→ Task directions
Give again, exactly as written, the lines of the records below from the line with "Output the component" to the line with "const Y_TICK_LABELS = ['0.0', '0.2', '0.4', '0.6', '0.8'];". Both end lines count; pictures do not.

→ Given data

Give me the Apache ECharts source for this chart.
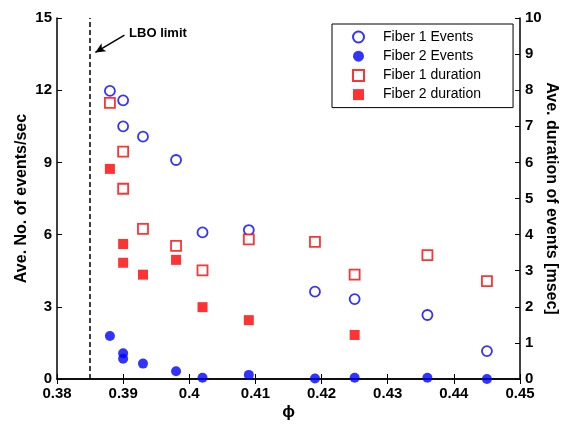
<!DOCTYPE html>
<html>
<head>
<meta charset="utf-8">
<script src="https://cdn.jsdelivr.net/npm/echarts@6/dist/echarts.min.js"></script>
<style>html,body{margin:0;padding:0;background:#fff}#c{width:562px;height:424px}</style>
</head>
<body>
<div id="c"></div>
<script>
// ---- data ----
const phiAll = [0.388, 0.390, 0.390, 0.393, 0.398, 0.402, 0.409, 0.419, 0.425, 0.436, 0.445];
const fiber1Events = [11.97, 11.58, 10.50, 10.07, 9.10, 6.09, 6.19, 3.63, 3.32, 2.66, 1.16];
const fiber2Events = [1.79, 1.07, 0.84, 0.64, 0.32, 0.05, 0.17, 0.02, 0.05, 0.05, 0.0];
const fiber1Duration = [7.65, 6.30, 5.27, 4.16, 3.69, 3.01, 3.87, 3.80, 2.89, 3.43, 2.71];
const phiF2Dur = [0.388, 0.390, 0.390, 0.393, 0.398, 0.402, 0.409, 0.425];
const fiber2Duration = [5.82, 3.74, 3.22, 2.89, 3.30, 1.99, 1.63, 1.22];
const lboLimit = 0.385;
const arrowTail = [0.3902, 14.29];
const arrowHead = [0.3858, 13.57];
const lboLabelPos = [0.3909, 14.37];

const pairs = (xs, ys) => xs.map((x, i) => [x, ys[i]]);
const FONT = '"Liberation Sans", Arial, sans-serif';
const axisLine = {show: true, lineStyle: {color: '#000', width: 1.5}};
const tick = {show: true, inside: true, length: 5, lineStyle: {color: '#000', width: 1}};
const lbl = {color: '#000', fontFamily: FONT, fontWeight: 'bold', fontSize: 15};

const chart = echarts.init(document.getElementById('c'));
chart.setOption({
  animation: false,
  backgroundColor: '#fff',
  grid: {left: 57, right: 42, top: 18, bottom: 45, containLabel: false, outerBoundsMode: 'none'},
  xAxis: [{
    type: 'value', min: 0.38, max: 0.45, interval: 0.01, position: 'bottom',
    axisLine, axisTick: tick, splitLine: {show: false},
    axisLabel: Object.assign({margin: 7, formatter: v => (Math.round(v * 100) / 100).toString()}, lbl),
    name: 'ϕ', nameLocation: 'middle', nameGap: 25, nameMoveOverlap: false,
    nameTextStyle: {color: '#000', fontFamily: FONT, fontWeight: 'bold', fontSize: 17}
  }, {
    type: 'value', min: 0.38, max: 0.45, interval: 0.01, position: 'top',
    axisLine, axisTick: tick, splitLine: {show: false}, axisLabel: {show: false}
  }],
  yAxis: [{
    type: 'value', min: 0, max: 15, interval: 3, position: 'left',
    axisLine, axisTick: tick, splitLine: {show: false},
    axisLabel: Object.assign({margin: 5}, lbl),
    name: 'Ave. No. of events/sec', nameLocation: 'middle', nameGap: 27, nameMoveOverlap: false,
    nameTextStyle: {color: '#000', fontFamily: FONT, fontWeight: 'bold', fontSize: 16}
  }, {
    type: 'value', min: 0, max: 10, interval: 1, position: 'right',
    axisLine, axisTick: tick, splitLine: {show: false},
    axisLabel: Object.assign({margin: 5}, lbl),
    name: 'Ave. duration of events [msec]', nameLocation: 'middle', nameGap: 23, nameRotate: -90,
    nameMoveOverlap: false,
    nameTextStyle: {color: '#000', fontFamily: FONT, fontWeight: 'bold', fontSize: 16}
  }],
  legend: {
    orient: 'vertical', left: 332, top: 24,
    backgroundColor: '#fff', borderColor: '#000', borderWidth: 1,
    padding: [6, 32, 6, 20], itemWidth: 11, itemHeight: 11, itemGap: 5.2,
    textStyle: {color: '#000', fontFamily: FONT, fontSize: 14, padding: [0, 0, 0, 14]},
    data: ['Fiber 1 Events', 'Fiber 2 Events', 'Fiber 1 duration', 'Fiber 2 duration']
  },
  series: [{
    name: 'Fiber 1 Events', type: 'scatter', xAxisIndex: 0, yAxisIndex: 0, clip: false,
    symbol: 'circle', symbolSize: 10,
    itemStyle: {color: '#fff', borderColor: '#0000ff', borderWidth: 1.8},
    data: pairs(phiAll, fiber1Events),
    markLine: {
      silent: true, animation: false,
      data: [
        [{coord: [lboLimit, 0], symbol: 'none', lineStyle: {color: '#000', width: 1.5, type: [5, 3]}},
         {coord: [lboLimit, 15], symbol: 'none'}],
        [{coord: arrowTail, symbol: 'none', lineStyle: {color: '#000', width: 1.5, type: 'solid'}},
         {coord: arrowHead, symbol: 'arrow', symbolSize: [7, 10]}]
      ],
      label: {show: false}
    },
    markPoint: {
      silent: true, animation: false, symbol: 'circle', symbolSize: 0,
      data: [{coord: lboLabelPos, value: 'LBO limit'}],
      label: {show: true, position: 'right', distance: 0, formatter: 'LBO limit',
        color: '#000', fontFamily: FONT, fontWeight: 'bold', fontSize: 13}
    }
  }, {
    name: 'Fiber 2 Events', type: 'scatter', xAxisIndex: 0, yAxisIndex: 0, clip: false,
    symbol: 'circle', symbolSize: 10,
    itemStyle: {color: '#0000ff'},
    data: pairs(phiAll, fiber2Events)
  }, {
    name: 'Fiber 1 duration', type: 'scatter', xAxisIndex: 0, yAxisIndex: 1, clip: false,
    symbol: 'rect', symbolSize: 10,
    itemStyle: {color: '#fff', borderColor: '#ff0000', borderWidth: 1.8},
    data: pairs(phiAll, fiber1Duration)
  }, {
    name: 'Fiber 2 duration', type: 'scatter', xAxisIndex: 0, yAxisIndex: 1, clip: false,
    symbol: 'rect', symbolSize: 10,
    itemStyle: {color: '#ff0000'},
    data: pairs(phiF2Dur, fiber2Duration)
  }]
});
</script>
</body>
</html>
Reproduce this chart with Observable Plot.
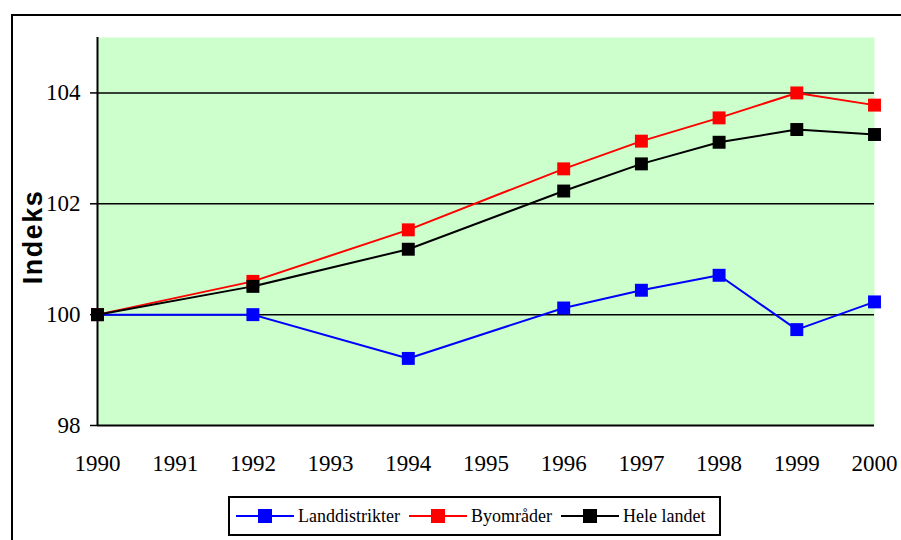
<!DOCTYPE html>
<html><head><meta charset="utf-8">
<script src="https://cdn.jsdelivr.net/npm/d3@7"></script>
<script src="https://cdn.jsdelivr.net/npm/@observablehq/plot@0.6"></script>
<style>
body{margin:0;background:#fff;width:901px;height:540px;overflow:hidden;position:relative;font-family:"Liberation Serif","Times New Roman",serif;}
#frame{position:absolute;left:11px;top:14px;width:900px;height:540px;border:2px solid #000;box-sizing:border-box;}
#chart{position:absolute;left:0;top:0;}
#chart svg text{font-family:"Liberation Serif","Times New Roman",serif;font-size:23px;}
#ylab{position:absolute;left:33px;top:237px;transform:translate(-50%,-50%) rotate(-90deg);font-family:"Liberation Sans",Arial,sans-serif;font-weight:bold;font-size:27px;letter-spacing:1.5px;white-space:nowrap;}
#legend{position:absolute;left:228px;top:496px;width:493px;height:40px;border:2px solid #000;box-sizing:border-box;background:#fff;display:flex;align-items:center;padding-left:6px;font-size:18px;}
.item{display:flex;align-items:center;margin-right:9px;}
.sw{position:relative;width:58px;height:14px;margin-right:4px;}
.sw .ln{position:absolute;left:0;right:0;top:6px;height:2px;}
.sw .sq{position:absolute;left:22px;top:0;width:14px;height:14px;}
</style></head>
<body>
<div id="frame"></div>
<div id="chart"></div>
<div id="ylab">Indeks</div>
<div id="legend"></div>
<script>
const years = [1990, 1992, 1994, 1996, 1997, 1998, 1999, 2000];
const landdistrikter = [100, 100, 99.21, 100.12, 100.44, 100.71, 99.73, 100.23];
const byomrader = [100, 100.6, 101.53, 102.63, 103.13, 103.55, 104.0, 103.78];
const heleLandet = [100, 100.51, 101.18, 102.23, 102.72, 103.11, 103.34, 103.25];
const seriesNames = ["Landdistrikter", "Byområder", "Hele landet"];
const seriesColors = ["#0000ff", "#ff0000", "#000000"];
const xTicks = [1990, 1991, 1992, 1993, 1994, 1995, 1996, 1997, 1998, 1999, 2000];
const yTicks = [98, 100, 102, 104];

const allSeries = [landdistrikter, byomrader, heleLandet];
const data = [];
allSeries.forEach((vals, i) => vals.forEach((v, j) => data.push({series: seriesNames[i], year: years[j], value: v})));

const chart = Plot.plot({
  width: 901, height: 480,
  marginLeft: 97, marginRight: 27, marginTop: 37, marginBottom: 55,
  style: {background: "transparent", color: "#000"},
  x: {domain: [1990, 2000], label: null},
  y: {domain: [98, 105], label: null},
  color: {domain: seriesNames, range: seriesColors},
  marks: [
    Plot.frame({fill: "#ccffcc", stroke: null}),
    Plot.gridY([100, 102, 104], {stroke: "#000", strokeOpacity: 1, strokeWidth: 1.5}),
    Plot.ruleY([98], {stroke: "#000", strokeWidth: 2}),
    Plot.ruleX([1990], {stroke: "#000", strokeWidth: 2}),
    Plot.axisY({ticks: yTicks, tickSize: 7, tickPadding: 10, strokeWidth: 1.5, tickFormat: d => String(d), label: null}),
    Plot.axisX({ticks: xTicks, tickSize: 0, tickPadding: 29, tickFormat: d => String(d), label: null}),
    Plot.line(data, {x: "year", y: "value", stroke: "series", z: "series", strokeWidth: 2}),
    Plot.dot(data, {x: "year", y: "value", fill: "series", symbol: "square", r: 7.3, stroke: null})
  ]
});
document.getElementById("chart").appendChild(chart);

const leg = document.getElementById("legend");
seriesNames.forEach((n, i) => {
  const it = document.createElement("div");
  it.className = "item";
  it.innerHTML = `<div class="sw"><div class="ln" style="background:${seriesColors[i]}"></div><div class="sq" style="background:${seriesColors[i]}"></div></div><span>${n}</span>`;
  leg.appendChild(it);
});
</script>
</body></html>
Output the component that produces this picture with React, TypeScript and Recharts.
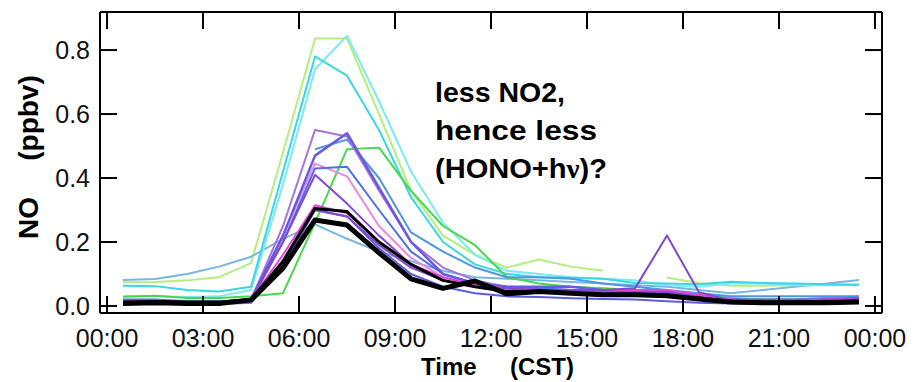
import { LineChart, Line, XAxis, YAxis } from 'recharts';

// hourly means, plotted at the half hour
const HOURS = [0.5, 1.5, 2.5, 3.5, 4.5, 5.5, 6.5, 7.5, 8.5, 9.5, 10.5, 11.5, 12.5, 13.5, 14.5, 15.5, 16.5, 17.5, 18.5, 19.5, 20.5, 21.5, 22.5, 23.5];

const X_TICKS = [0, 3, 6, 9, 12, 15, 18, 21, 24];
const X_TICK_LABELS = ['00:00', '03:00', '06:00', '09:00', '12:00', '15:00', '18:00', '21:00', '00:00'];
const Y_TICKS = [0, 0.2, 0.4, 0.6, 0.8];
const Y_TICK_LABELS = ['0.0', '0.2', '0.4', '0.6', '0.8'];

const lightGreen = [0.074, 0.075, 0.08, 0.09, 0.134, 0.48, 0.836, 0.836, 0.6, 0.36, 0.22, 0.16, 0.12, 0.145, 0.123, 0.11, null, 0.088, 0.072, 0.063, 0.063, 0.065, 0.066, 0.066];
const cyanA = [0.063, 0.062, 0.05, 0.045, 0.06, 0.42, 0.78, 0.72, 0.55, 0.34, 0.2, 0.13, 0.1, 0.09, 0.088, 0.085, 0.072, 0.07, 0.068, 0.076, 0.072, 0.07, 0.068, 0.066];
const cyanB = [0.03, 0.03, 0.028, 0.03, 0.05, 0.38, 0.74, 0.845, 0.64, 0.42, 0.26, 0.16, 0.11, 0.1, 0.09, 0.085, 0.08, 0.065, 0.06, 0.07, 0.07, 0.065, 0.065, 0.066];
const lightBlue = [0.081, 0.084, 0.1, 0.123, 0.154, 0.21, 0.255, 0.21, 0.17, 0.14, 0.11, 0.09, 0.085, 0.08, 0.075, 0.07, 0.065, 0.06, 0.05, 0.04, 0.05, 0.06, 0.07, 0.081];
const green = [0.029, 0.032, 0.025, 0.025, 0.03, 0.04, 0.26, 0.49, 0.495, 0.36, 0.25, 0.19, 0.09, 0.07, 0.06, 0.055, 0.05, 0.045, 0.035, 0.025, 0.02, 0.02, 0.025, 0.03];
const midBlue = [null, null, null, null, null, null, 0.49, 0.52, 0.4, 0.23, 0.17, 0.12, 0.09, 0.09, 0.085, 0.07, 0.06, 0.05, 0.04, 0.03, 0.03, 0.03, 0.03, 0.03];
const lavender = [0.015, 0.015, 0.012, 0.012, 0.02, 0.25, 0.55, 0.53, 0.36, 0.2, 0.12, 0.08, 0.06, 0.055, 0.05, 0.05, 0.05, 0.04, 0.035, 0.02, 0.02, 0.02, 0.025, 0.025];
const blueViolet = [0.01, 0.012, 0.01, 0.01, 0.02, 0.22, 0.47, 0.54, 0.37, 0.2, 0.1, 0.07, 0.06, 0.06, 0.06, 0.05, 0.045, 0.04, 0.03, 0.02, 0.015, 0.015, 0.02, 0.025];
const royalBlue = [0.02, 0.02, 0.015, 0.015, 0.02, 0.2, 0.43, 0.435, 0.3, 0.17, 0.1, 0.07, 0.06, 0.055, 0.05, 0.045, 0.04, 0.035, 0.03, 0.02, 0.02, 0.02, 0.02, 0.02];
const pink = [0.015, 0.015, 0.012, 0.012, 0.02, 0.22, 0.445, 0.405, 0.25, 0.15, 0.09, 0.065, 0.055, 0.05, 0.05, 0.05, 0.05, 0.045, 0.03, 0.02, 0.015, 0.015, 0.02, 0.02];
const darkViolet = [0.012, 0.012, 0.01, 0.01, 0.018, 0.2, 0.41, 0.32, 0.22, 0.13, 0.08, 0.06, 0.055, 0.05, 0.05, 0.05, 0.05, 0.045, 0.03, 0.02, 0.015, 0.015, 0.02, 0.02];
const magenta = [0.015, 0.015, 0.012, 0.012, 0.02, 0.16, 0.315, 0.29, 0.2, 0.13, 0.09, 0.065, 0.055, 0.05, 0.05, 0.05, 0.05, 0.05, 0.035, 0.02, 0.015, 0.015, 0.02, 0.02];
const spikePurple = [0.012, 0.012, 0.01, 0.01, 0.015, 0.13, 0.3, 0.28, 0.19, 0.12, 0.08, 0.06, 0.055, 0.05, 0.05, 0.05, 0.055, 0.22, 0.043, 0.017, 0.015, 0.015, 0.015, 0.02];
const slateBlue = [0.008, 0.008, 0.006, 0.006, 0.01, 0.12, 0.3, 0.28, 0.18, 0.1, 0.06, 0.04, 0.03, 0.028, 0.024, 0.022, 0.02, 0.015, 0.01, 0.008, 0.006, 0.006, 0.008, 0.01];
const meanA = [0.012, 0.014, 0.012, 0.012, 0.02, 0.14, 0.305, 0.295, 0.2, 0.13, 0.08, 0.06, 0.045, 0.045, 0.04, 0.035, 0.035, 0.03, 0.025, 0.015, 0.012, 0.012, 0.015, 0.015];
const meanB = [0.008, 0.01, 0.008, 0.008, 0.019, 0.118, 0.269, 0.253, 0.166, 0.085, 0.055, 0.078, 0.038, 0.045, 0.04, 0.035, 0.035, 0.032, 0.022, 0.012, 0.01, 0.01, 0.01, 0.012];

const SERIES = [
  { key: 'lightGreen', values: lightGreen, color: '#b4ee7c', width: 2 },
  { key: 'lightBlue', values: lightBlue, color: '#78b6e2', width: 2 },
  { key: 'cyanB', values: cyanB, color: '#7ceaf2', width: 2 },
  { key: 'cyanA', values: cyanA, color: '#3ad6e6', width: 2 },
  { key: 'green', values: green, color: '#46d84e', width: 2 },
  { key: 'midBlue', values: midBlue, color: '#4c96e4', width: 2 },
  { key: 'pink', values: pink, color: '#ec8ade', width: 2 },
  { key: 'lavender', values: lavender, color: '#a274dc', width: 2 },
  { key: 'royalBlue', values: royalBlue, color: '#4a72e2', width: 2 },
  { key: 'blueViolet', values: blueViolet, color: '#6a58e2', width: 2.5 },
  { key: 'darkViolet', values: darkViolet, color: '#8446d4', width: 2 },
  { key: 'slateBlue', values: slateBlue, color: '#5c5ce0', width: 2 },
  { key: 'magenta', values: magenta, color: '#e046dc', width: 2 },
  { key: 'spikePurple', values: spikePurple, color: '#8448cc', width: 2 },
  { key: 'meanA', values: meanA, color: '#000000', width: 3 },
  { key: 'meanB', values: meanB, color: '#000000', width: 5 },
];

const rows = HOURS.map((hour, i) => {
  const row: Record<string, number | null> = { hour };
  SERIES.forEach((s) => {
    row[s.key] = s.values[i];
  });
  return row;
});

const FONT = '"Liberation Sans", Arial, sans-serif';
const TICK_LEN = 17;

function BottomTick({ x, y, payload }: any) {
  const label = X_TICK_LABELS[X_TICKS.indexOf(payload.value)];
  return (
    <g>
      <line x1={x} x2={x} y1={y} y2={y - TICK_LEN} stroke="#000" strokeWidth={2} />
      <text x={x} y={y + 34} textAnchor="middle" fontSize={25} fontFamily={FONT} fill="#111">
        {label}
      </text>
    </g>
  );
}

function TopTick({ x, y }: any) {
  return <line x1={x} x2={x} y1={y} y2={y + TICK_LEN} stroke="#000" strokeWidth={2} />;
}

function LeftTick({ x, y, payload }: any) {
  const label = Y_TICK_LABELS[Y_TICKS.indexOf(payload.value)];
  return (
    <g>
      <line x1={x} x2={x + TICK_LEN} y1={y} y2={y} stroke="#000" strokeWidth={2} />
      <text x={x - 10} y={y + 9} textAnchor="end" fontSize={25} fontFamily={FONT} fill="#111">
        {label}
      </text>
    </g>
  );
}

function RightTick({ x, y }: any) {
  return <line x1={x} x2={x - TICK_LEN} y1={y} y2={y} stroke="#000" strokeWidth={2} />;
}

const X_DOMAIN = [-0.22, 24.22];
const Y_DOMAIN = [-0.022, 0.919];
const axisLine = { stroke: '#000', strokeWidth: 2 };

export default function App() {
  return (
    <div style={{ position: 'relative', width: 920, height: 382, background: '#fff' }}>
      <style>{'body{margin:0}'}</style>
      <LineChart width={920} height={382} data={rows} margin={{ top: 10, right: 36, bottom: 0, left: 0 }}>
        <XAxis
          xAxisId="b"
          dataKey="hour"
          type="number"
          domain={X_DOMAIN}
          allowDataOverflow
          ticks={X_TICKS}
          interval={0}
          height={69}
          tickSize={0}
          tickMargin={0}
          tickLine={false}
          axisLine={axisLine}
          tick={(p: any) => <BottomTick {...p} />}
        />
        <XAxis
          xAxisId="t"
          orientation="top"
          dataKey="hour"
          type="number"
          domain={X_DOMAIN}
          allowDataOverflow
          ticks={X_TICKS}
          interval={0}
          height={2}
          tickSize={0}
          tickMargin={0}
          tickLine={false}
          axisLine={axisLine}
          tick={(p: any) => <TopTick {...p} />}
        />
        <YAxis
          yAxisId="l"
          type="number"
          domain={Y_DOMAIN}
          allowDataOverflow
          ticks={Y_TICKS}
          interval={0}
          width={100}
          tickSize={0}
          tickMargin={0}
          tickLine={false}
          axisLine={axisLine}
          tick={(p: any) => <LeftTick {...p} />}
        />
        <YAxis
          yAxisId="r"
          orientation="right"
          type="number"
          domain={Y_DOMAIN}
          allowDataOverflow
          ticks={Y_TICKS}
          interval={0}
          width={2}
          tickSize={0}
          tickMargin={0}
          tickLine={false}
          axisLine={axisLine}
          tick={(p: any) => <RightTick {...p} />}
        />
        {SERIES.map((s) => (
          <Line
            key={s.key}
            xAxisId="b"
            yAxisId="l"
            type="linear"
            dataKey={s.key}
            stroke={s.color}
            strokeWidth={s.width}
            strokeLinejoin="round"
            dot={false}
            activeDot={false}
            connectNulls={false}
            isAnimationActive={false}
          />
        ))}
      </LineChart>
      <svg
        width={920}
        height={382}
        style={{ position: 'absolute', left: 0, top: 0, pointerEvents: 'none' }}
      >
        <g fontFamily={FONT} fontWeight="bold" fill="#000">
          <g transform="translate(28,158) rotate(-90)">
            <text x={-60} y={10} fontSize={28} textAnchor="middle">NO</text>
            <text x={40} y={10} fontSize={28} textAnchor="middle">(ppbv)</text>
          </g>
          <text x={421} y={375} fontSize={24}>Time</text>
          <text x={574} y={375} fontSize={24} textAnchor="end">(CST)</text>
          <text x={435} y={102} fontSize={28} textLength={130} lengthAdjust="spacingAndGlyphs">less NO2,</text>
          <text x={435} y={140} fontSize={28} textLength={162} lengthAdjust="spacingAndGlyphs">hence less</text>
          <text x={435} y={178} fontSize={28} textLength={172} lengthAdjust="spacingAndGlyphs">
            (HONO+h<tspan fontFamily='"Liberation Serif", serif'>ν</tspan>)?
          </text>
        </g>
      </svg>
    </div>
  );
}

→ Exercise response
Output the component that produces this picture with React, TypeScript and Recharts.
import { LineChart, Line, XAxis, YAxis } from 'recharts';

// hourly means, plotted at the half hour
const HOURS = [0.5, 1.5, 2.5, 3.5, 4.5, 5.5, 6.5, 7.5, 8.5, 9.5, 10.5, 11.5, 12.5, 13.5, 14.5, 15.5, 16.5, 17.5, 18.5, 19.5, 20.5, 21.5, 22.5, 23.5];

const X_TICKS = [0, 3, 6, 9, 12, 15, 18, 21, 24];
const X_TICK_LABELS = ['00:00', '03:00', '06:00', '09:00', '12:00', '15:00', '18:00', '21:00', '00:00'];
const Y_TICKS = [0, 0.2, 0.4, 0.6, 0.8];
const Y_TICK_LABELS = ['0.0', '0.2', '0.4', '0.6', '0.8'];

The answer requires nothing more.